The test confirmed it. Steve was forced to acknowledge Damian.

 

 

 

 

But he didn’t want to be a father. He stayed distant, uninvolved.

For years, Elizabeth raised Damian alone, navigating the hurt of Steve’s rejection while trying to protect her son from the ugliness of it.

Then, slowly, things changed. Steve began reaching out. He and Elizabeth reconciled—not romantically, but as co-parents who’d both made mistakes.

By 2020, they’d reached a place of peace.

Then, on June 22, 2020, Steve Bing died by suicide. He jumped from the 27th floor of his Los Angeles apartment building. He was 55 years old.

Elizabeth was devastated.

She posted a tribute: “Although we went through some tough times, it’s the good, wonderful memories of a sweet, kind man that matter.”

Steve’s death also triggered a legal battle. Steve’s father, billionaire Peter Bing, tried to exclude Damian and Steve’s other child from the family trust, arguing they were born out of wedlock.

Elizabeth fought for Damian’s inheritance rights—and won.

But the emotional cost was immense. Steve’s death, the legal fight, the dredging up of old pain—it was another layer of grief piled onto a life already full of loss.

Now, at 59, Elizabeth Hurley has buried a former partner (Steve), mourned a former fiancé (Shane), and maintained a decades-long friendship with an ex who publicly humiliated her (Hugh).

She’s lost people to suicide, heart attacks, and scandal.

And yet she hasn’t closed herself off.

She still loves openly. Still speaks warmly about the men who’ve been part of her life. Still honors their memories.

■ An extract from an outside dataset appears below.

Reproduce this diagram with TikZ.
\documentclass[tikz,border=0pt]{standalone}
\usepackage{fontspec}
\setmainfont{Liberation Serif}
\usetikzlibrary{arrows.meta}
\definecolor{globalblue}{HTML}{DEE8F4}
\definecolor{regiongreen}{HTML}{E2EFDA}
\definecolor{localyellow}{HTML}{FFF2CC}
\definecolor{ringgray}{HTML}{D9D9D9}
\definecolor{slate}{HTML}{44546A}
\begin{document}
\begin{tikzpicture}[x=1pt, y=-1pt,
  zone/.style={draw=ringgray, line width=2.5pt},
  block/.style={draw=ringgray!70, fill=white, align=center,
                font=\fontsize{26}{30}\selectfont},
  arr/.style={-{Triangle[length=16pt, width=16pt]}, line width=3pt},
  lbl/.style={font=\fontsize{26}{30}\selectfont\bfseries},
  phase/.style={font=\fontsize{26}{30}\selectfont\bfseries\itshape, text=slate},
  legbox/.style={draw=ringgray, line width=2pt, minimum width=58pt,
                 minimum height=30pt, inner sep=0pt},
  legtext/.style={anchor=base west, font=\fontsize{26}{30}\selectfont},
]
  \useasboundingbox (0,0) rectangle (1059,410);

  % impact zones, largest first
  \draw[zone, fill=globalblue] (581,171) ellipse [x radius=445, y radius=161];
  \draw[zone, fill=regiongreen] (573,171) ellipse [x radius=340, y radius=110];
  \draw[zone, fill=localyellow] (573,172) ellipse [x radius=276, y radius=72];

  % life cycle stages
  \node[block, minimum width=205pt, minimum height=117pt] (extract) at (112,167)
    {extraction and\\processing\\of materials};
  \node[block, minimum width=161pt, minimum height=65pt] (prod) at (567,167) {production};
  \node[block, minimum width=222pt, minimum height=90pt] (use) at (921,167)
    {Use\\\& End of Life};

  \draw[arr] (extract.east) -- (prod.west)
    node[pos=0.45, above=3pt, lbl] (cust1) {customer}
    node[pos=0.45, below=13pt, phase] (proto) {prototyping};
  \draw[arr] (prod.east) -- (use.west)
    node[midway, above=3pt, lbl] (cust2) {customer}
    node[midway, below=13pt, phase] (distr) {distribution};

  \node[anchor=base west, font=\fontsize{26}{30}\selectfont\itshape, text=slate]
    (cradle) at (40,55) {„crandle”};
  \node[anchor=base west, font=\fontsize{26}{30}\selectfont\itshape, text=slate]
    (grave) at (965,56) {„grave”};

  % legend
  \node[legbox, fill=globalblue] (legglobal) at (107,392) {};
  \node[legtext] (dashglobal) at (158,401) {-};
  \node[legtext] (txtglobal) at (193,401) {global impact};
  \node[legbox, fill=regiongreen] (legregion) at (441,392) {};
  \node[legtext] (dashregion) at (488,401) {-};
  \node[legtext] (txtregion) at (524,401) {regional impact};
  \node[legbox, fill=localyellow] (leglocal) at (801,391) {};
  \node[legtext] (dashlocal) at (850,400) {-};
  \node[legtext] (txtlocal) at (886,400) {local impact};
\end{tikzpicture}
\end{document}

When Shane died, Elizabeth didn’t just post a tribute and move on. She stayed close to his children. She attended memorials. She made sure the world knew: Shane Warne was her “Lionheart,” and that didn’t end when their engagement did.

When Steve died, she didn’t focus on the years of pain. She chose to remember “a sweet, kind man.”

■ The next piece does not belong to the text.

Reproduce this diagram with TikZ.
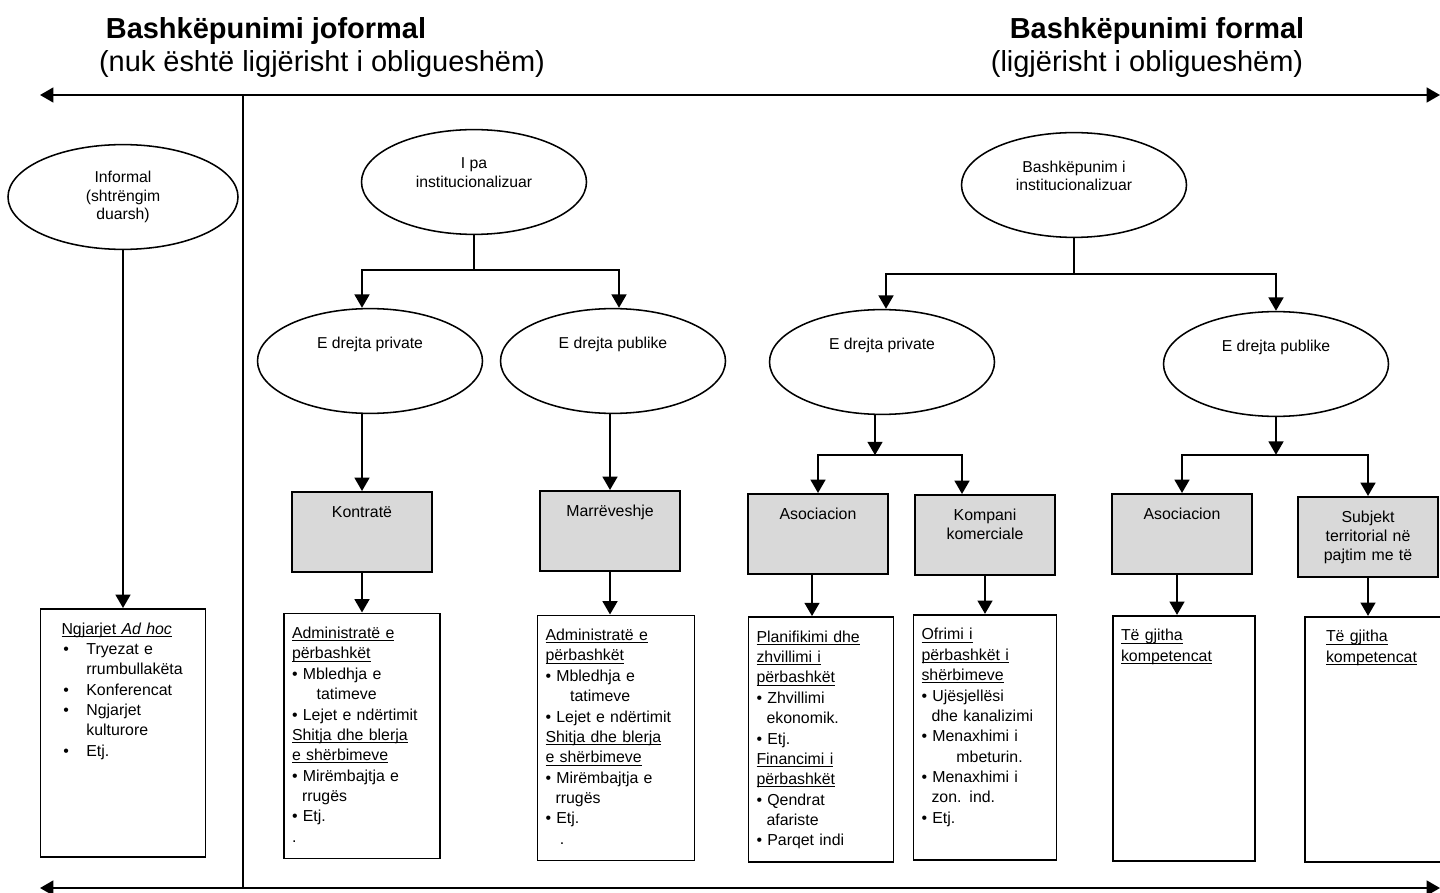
\documentclass[tikz,border=0pt]{standalone}
\usepackage{fontspec}
\setmainfont{Liberation Sans}
\usetikzlibrary{shapes.geometric, arrows.meta, positioning}

\newcommand{\undl}[1]{\underline{\smash{#1}}}
\newcommand{\blt}{\makebox[17.7pt][l]{\hspace{1.4pt}•}}

\tikzstyle{hdr} = [inner sep=0pt, font=\fontsize{20.6}{24}\selectfont]
\tikzstyle{ellbox} = [ellipse, draw=black, line width=1.1pt, minimum width=5.625cm, minimum height=2.62cm, align=center, font=\fontsize{11.2}{13.3}\selectfont]
\tikzstyle{kindbox} = [rectangle, draw=black, line width=1.4pt, fill=gray!30, text width=3.5cm, align=center, text height=0.625cm, text depth=1.375cm, inner xsep=0pt, inner ysep=0pt, font=\fontsize{11.3}{13.8}\selectfont]
\tikzstyle{listbox} = [rectangle, draw=black, line width=1.4pt, fill=white, align=left, inner xsep=0.2cm, inner ysep=0pt, text height=0.625cm, text depth=5.5cm, font=\fontsize{11.3}{14.5}\selectfont]
\tikzstyle{arr} = [line width=1.6pt, ->, >={Triangle[length=9.5pt,width=10.5pt]}]
\tikzstyle{axisline} = [line width=1.6pt, <->, >={Triangle[length=9.5pt,width=10.5pt]}]
\tikzstyle{treeline} = [line width=1pt]
\tikzstyle{sepline} = [line width=0.8pt]

\begin{document}
\begin{tikzpicture}[node distance=2cm]
\useasboundingbox (0,0) rectangle (36,-22.325);

% koka
\node (hJo) [hdr, xshift=6.65cm, yshift=-0.775cm] {\textbf{Bashkëpunimi joformal}};
\node (hJoSub) [hdr, below of=hJo, xshift=1.4cm, yshift=1.175cm] {(nuk është ligjërisht i obligueshëm)};
\node (hFo) [hdr, right of=hJo, xshift=20.275cm] {\textbf{Bashkëpunimi formal}};
\node (hFoSub) [hdr, below of=hFo, xshift=-0.25cm, yshift=1.175cm] {(ligjërisht i obligueshëm)};

\coordinate (topL) at (1.0,-2.375);
\coordinate (topR) at (36,-2.375);
\coordinate (botL) at (1.0,-22.2);
\coordinate (botR) at (36,-22.2);
\coordinate (sepT) at (6.075,-2.375);
\coordinate (sepB) at (6.075,-22.2);

% joformal
\node (inf) [ellbox, minimum width=5.75cm, xshift=3.075cm, yshift=-4.925cm] {Informal\\(shtrëngim\\duarsh)};
\node (adhoc) [listbox, below of=inf, yshift=-11.4cm, inner xsep=0.525cm, text width=3.075cm, text depth=5.575cm] {\undl{Ngjarjet \textit{Ad hoc}}\\
\blt Tryezat e\\
\hspace*{17.7pt}rrumbullakëta\\
\blt Konferencat\\
\blt Ngjarjet\\
\hspace*{17.7pt}kulturore\\
\blt Etj.};

% i pa institucionalizuar
\node (nonInst) [ellbox, right of=inf, xshift=6.775cm, yshift=0.375cm] {I pa\\institucionalizuar\\[0pt]\mbox{}};
\node (priv1) [ellbox, below of=nonInst, xshift=-2.6cm, yshift=-2.475cm] {E drejta private\\[12pt]\mbox{}};
\node (publ1) [ellbox, right of=priv1, xshift=4.075cm] {E drejta publike\\[12pt]\mbox{}};
\node (kontr) [kindbox, below of=priv1, xshift=-0.2cm, yshift=-2.275cm] {Kontratë};
\node (marr) [kindbox, below of=publ1, xshift=-0.075cm, yshift=-2.25cm] {Marrëveshje};
\node (kontrList) [listbox, text width=3.5cm, below of=kontr, yshift=-3.1cm] {\undl{Administratë e}\\
\undl{përbashkët}\\
• Mbledhja e\\
\hspace*{1.55em}tatimeve\\
• Lejet e ndërtimit\\
\undl{Shitja dhe blerja}\\
\undl{e shërbimeve}\\
• Mirëmbajtja e\\
\hspace*{0.63em}rrugës\\
• Etj.\\
.};
\node (marrList) [listbox, text width=3.525cm, below of=marr, xshift=0.15cm, yshift=-3.175cm] {\undl{Administratë e}\\
\undl{përbashkët}\\
• Mbledhja e\\
\hspace*{1.55em}tatimeve\\
• Lejet e ndërtimit\\
\undl{Shitja dhe blerja}\\
\undl{e shërbimeve}\\
• Mirëmbajtja e\\
\hspace*{0.63em}rrugës\\
• Etj.\\
\hspace*{0.9em}.};

% institucionalizuar
\node (inst) [ellbox, right of=nonInst, xshift=13cm, yshift=-0.075cm] {Bashkëpunim i\\institucionalizuar\\[0pt]\mbox{}};
\node (priv2) [ellbox, below of=inst, xshift=-4.8cm, yshift=-2.425cm] {E drejta private\\[12pt]\mbox{}};
\node (publ2) [ellbox, right of=priv2, xshift=7.85cm, yshift=-0.05cm] {E drejta publike\\[12pt]\mbox{}};
\node (asoc1) [kindbox, below of=priv2, xshift=-1.6cm, yshift=-2.3cm] {Asociacion};
\node (komp) [kindbox, right of=asoc1, xshift=2.175cm, yshift=-0.025cm] {Kompani\\komerciale};
\node (asoc2) [kindbox, below of=publ2, xshift=-2.35cm, yshift=-2.25cm] {Asociacion\hspace*{0.5cm}};
\node (subj) [kindbox, right of=asoc2, xshift=2.65cm, yshift=-0.075cm] {Subjekt\\territorial në\\pajtim me të};
\node (asoc1List) [listbox, text width=3.225cm, below of=asoc1, xshift=0.075cm, yshift=-3.14cm] {\undl{Planifikimi dhe}\\
\undl{zhvillimi i}\\
\undl{përbashkët}\\
• Zhvillimi\\
\hspace*{0.63em}ekonomik.\\
• Etj.\\
\undl{Financimi i}\\
\undl{përbashkët}\\
• Qendrat\\
\hspace*{0.63em}afariste\\
• Parqet indi};
\node (kompList) [listbox, text width=3.175cm, below of=komp, yshift=-3.06cm] {\undl{Ofrimi i}\\
\undl{përbashkët i}\\
\undl{shërbimeve}\\
• Ujësjellësi\\
\hspace*{0.63em}dhe kanalizimi\\
• Menaxhimi i\\
\hspace*{2.2em}mbeturin.\\
• Menaxhimi i\\
\hspace*{0.63em}zon. ind.\\
• Etj.};
\node (asoc2List) [listbox, text width=3.15cm, below of=asoc2, xshift=0.05cm, yshift=-3.11cm] {\undl{Të gjitha}\\
\undl{kompetencat}};
\node (subjList) [listbox, inner xsep=0.525cm, text width=2.95cm, below of=subj, xshift=0.425cm, yshift=-3.06cm] {\undl{Të gjitha}\\
\undl{kompetencat}};

% lidhjet
\draw [axisline] (topL) -- (topR);
\draw [axisline] (botL) -- (botR);
\draw [sepline] (sepT) -- (sepB);

\draw [arr] (inf.south) -- (inf.south |- adhoc.north);

\draw [treeline] (nonInst.south) -- ++(0,-0.8625) coordinate (j1);
\draw [arr] (j1) -| ([xshift=-0.2cm]priv1.north);
\draw [arr] (j1) -| ([xshift=0.15cm]publ1.north);
\draw [arr] (priv1.south -| kontr.north) -- (kontr.north);
\draw [arr] (publ1.south -| marr.north) -- (marr.north);
\draw [arr] (kontr.south) -- (kontr.south |- kontrList.north);
\draw [arr] (marr.south) -- (marr.south |- marrList.north);

\draw [treeline] (inst.south) -- ++(0,-0.89) coordinate (j2);
\draw [arr] (j2) -| ([xshift=0.1cm]priv2.north);
\draw [arr] (j2) -| (publ2.north);
\draw [arr] ([xshift=-0.175cm]priv2.south) -- ++(0,-1) coordinate (j3);
\draw [arr] (j3) -| (asoc1.north);
\draw [arr] (j3) -| ([xshift=-0.575cm]komp.north);
\draw [arr] (publ2.south) -- ++(0,-0.94) coordinate (j4);
\draw [arr] (j4) -| (asoc2.north);
\draw [arr] (j4) -| (subj.north);
\draw [arr] ([xshift=-0.15cm]asoc1.south) -- ([xshift=-0.15cm]asoc1.south |- asoc1List.north);
\draw [arr] (komp.south) -- (komp.south |- kompList.north);
\draw [arr] ([xshift=-0.125cm]asoc2.south) -- ([xshift=-0.125cm]asoc2.south |- asoc2List.north);
\draw [arr] (subj.south) -- (subj.south |- subjList.north);

\end{tikzpicture}
\end{document}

When Hugh’s scandal broke, she didn’t abandon him. She stood by him, and 30 years later, they’re still each other’s person.

Elizabeth Hurley has every reason to be bitter, guarded, closed off.

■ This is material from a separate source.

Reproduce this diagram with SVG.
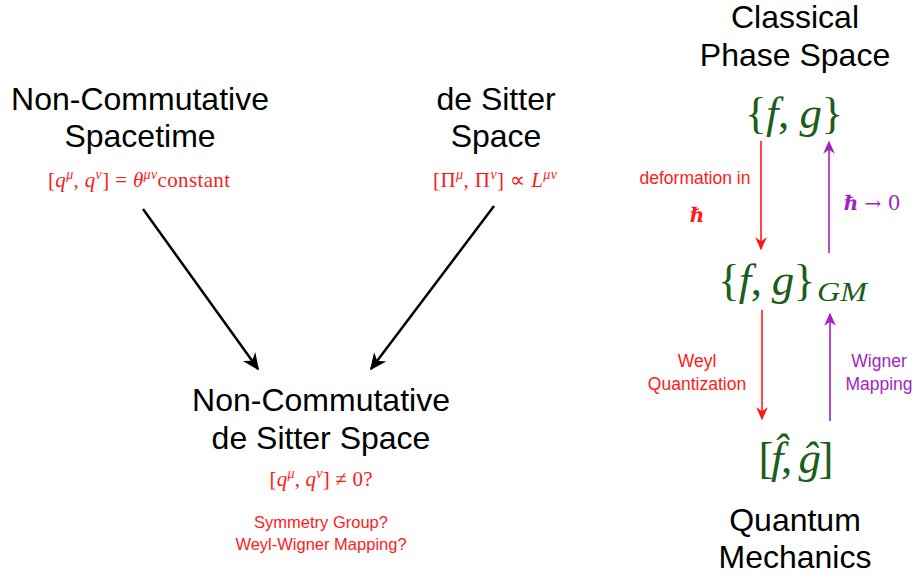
<svg xmlns="http://www.w3.org/2000/svg" width="915" height="578" viewBox="0 0 915 578">
<style>
  .t { font-family: "Liberation Sans", Arial, sans-serif; font-size: 32px; fill: #000; text-anchor: middle; }
  .l { font-family: "Liberation Sans", Arial, sans-serif; text-anchor: middle; }
  .m { font-family: "Liberation Serif", "Times New Roman", serif; font-size: 21px; text-anchor: middle; }
  .g { font-family: "Liberation Serif", "Times New Roman", serif; fill: #1b5e1b; }
  .i { font-style: italic; }
  .red { fill: #ff1a1a; }
  .pur { fill: #a21fc2; }
  .sup { font-size: 14px; }
  .blk { stroke: #000; stroke-width: 2.5; fill: none; }
  .ra { stroke: #ff1a1a; stroke-width: 1.6; fill: none; }
  .pa { stroke: #a21fc2; stroke-width: 1.6; fill: none; }
</style>
<defs>
  <marker id="hb" markerUnits="userSpaceOnUse" viewBox="0 0 10 10" refX="9" refY="5" markerWidth="17" markerHeight="17" orient="auto">
    <path d="M0,0.5 L10,5 L0,9.5 L3,5 z" fill="#000"/>
  </marker>
  <marker id="hr" markerUnits="userSpaceOnUse" viewBox="0 0 10 10" refX="9" refY="5" markerWidth="13" markerHeight="13" orient="auto">
    <path d="M0,0.5 L10,5 L0,9.5 L3,5 z" fill="#ff1a1a"/>
  </marker>
  <marker id="hp" markerUnits="userSpaceOnUse" viewBox="0 0 10 10" refX="9" refY="5" markerWidth="13" markerHeight="13" orient="auto">
    <path d="M0,0.5 L10,5 L0,9.5 L3,5 z" fill="#a21fc2"/>
  </marker>
</defs>

<g id="connectors">
  <line class="blk" x1="143" y1="209" x2="258" y2="369" marker-end="url(#hb)"/>
  <line class="blk" x1="494" y1="206" x2="371" y2="369" marker-end="url(#hb)"/>
  <line class="ra" x1="761" y1="141" x2="761" y2="249" marker-end="url(#hr)"/>
  <line class="pa" x1="829" y1="253" x2="829" y2="142" marker-end="url(#hp)"/>
  <line class="ra" x1="762" y1="310" x2="762" y2="419" marker-end="url(#hr)"/>
  <line class="pa" x1="830" y1="421" x2="830" y2="314" marker-end="url(#hp)"/>
</g>

<g id="nc-spacetime">
  <text class="t" x="140" y="110">Non-Commutative</text>
  <text class="t" x="140" y="147">Spacetime</text>
  <text class="m red" x="139" y="187" textLength="182" lengthAdjust="spacing">[<tspan class="i">q</tspan><tspan class="i sup" dy="-8">μ</tspan><tspan dy="8">, </tspan><tspan class="i">q</tspan><tspan class="i sup" dy="-8">ν</tspan><tspan dy="8">] = </tspan><tspan class="i">θ</tspan><tspan class="i sup" dy="-8">μν</tspan><tspan dy="8">constant</tspan></text>
</g>

<g id="de-sitter">
  <text class="t" x="496" y="110">de Sitter</text>
  <text class="t" x="496" y="147">Space</text>
  <text class="m red" x="495" y="187" textLength="124" lengthAdjust="spacing">[Π<tspan class="i sup" dy="-8">μ</tspan><tspan dy="8">, Π</tspan><tspan class="i sup" dy="-8">ν</tspan><tspan dy="8">] ∝ </tspan><tspan class="i">L</tspan><tspan class="i sup" dy="-8">μν</tspan></text>
</g>

<g id="nc-de-sitter">
  <text class="t" x="321" y="411">Non-Commutative</text>
  <text class="t" x="321" y="449">de Sitter Space</text>
  <text class="m red" x="321" y="486" textLength="103" lengthAdjust="spacing">[<tspan class="i">q</tspan><tspan class="i sup" dy="-8">μ</tspan><tspan dy="8">, </tspan><tspan class="i">q</tspan><tspan class="i sup" dy="-8">ν</tspan><tspan dy="8">] ≠ 0?</tspan></text>
  <text class="l red" x="321" y="528" font-size="16.5">Symmetry Group?</text>
  <text class="l red" x="321" y="550" font-size="16.5">Weyl-Wigner Mapping?</text>
</g>

<g id="classical">
  <text class="t" x="795" y="28">Classical</text>
  <text class="t" x="795" y="66">Phase Space</text>
  <text class="g" x="794" y="128" font-size="45" text-anchor="middle" textLength="98" lengthAdjust="spacing">{<tspan class="i">f</tspan>, <tspan class="i">g</tspan>}</text>
</g>

<g id="gm">
  <text class="g" x="718" y="295" font-size="45" textLength="97" lengthAdjust="spacing">{<tspan class="i">f</tspan>, <tspan class="i">g</tspan>}</text>
  <text class="g i" x="817" y="301" font-size="27" textLength="50" lengthAdjust="spacingAndGlyphs">GM</text>
</g>

<g id="quantum">
  <text class="g" x="796" y="473" font-size="45" text-anchor="middle" textLength="75" lengthAdjust="spacing">[<tspan class="i">f̂</tspan>, <tspan class="i">ĝ</tspan>]</text>
  <text class="t" x="795" y="531">Quantum</text>
  <text class="t" x="795" y="568">Mechanics</text>
</g>

<g id="labels">
  <text class="l red" x="695" y="184" font-size="17.5">deformation in</text>
  <text class="red" x="697" y="222" font-family="'DejaVu Serif', serif" font-size="20" font-weight="bold" text-anchor="middle">ℏ</text>
  <text class="pur" x="872" y="210" font-family="'DejaVu Serif', serif" font-size="20" text-anchor="middle"><tspan font-weight="bold">ℏ</tspan> → 0</text>
  <text class="l red" x="697" y="367" font-size="17.5">Weyl</text>
  <text class="l red" x="697" y="390" font-size="17.5">Quantization</text>
  <text class="l pur" x="879" y="367" font-size="17.5">Wigner</text>
  <text class="l pur" x="879" y="390" font-size="17.5">Mapping</text>
</g>
</svg>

Instead, she keeps her heart open.

She teaches us something radical: You don’t have to choose between moving on and remembering.

You can grieve and still love again.

You can forgive and still hold people accountable.

You can honor someone’s memory without letting grief define you.

Elizabeth’s life is a testament to resilience—not the kind that makes you hard, but the kind that keeps you soft even after repeated heartbreak.

She’s loved deeply, lost repeatedly, and refused to let loss make her small.

The sun went behind a cloud when Shane died. But Elizabeth is still here, still blooming, still loving.

Not because she’s forgotten her “Lionheart.”

But because loving him—and Hugh, and Steve, and everyone who’s been part of her story—taught her that love is worth the risk, even when it ends in grief.

Elizabeth Hurley has buried partners, mourned exes, and survived public humiliation.

And she still believes in love.

That’s not weakness. That’s the rarest kind of strength.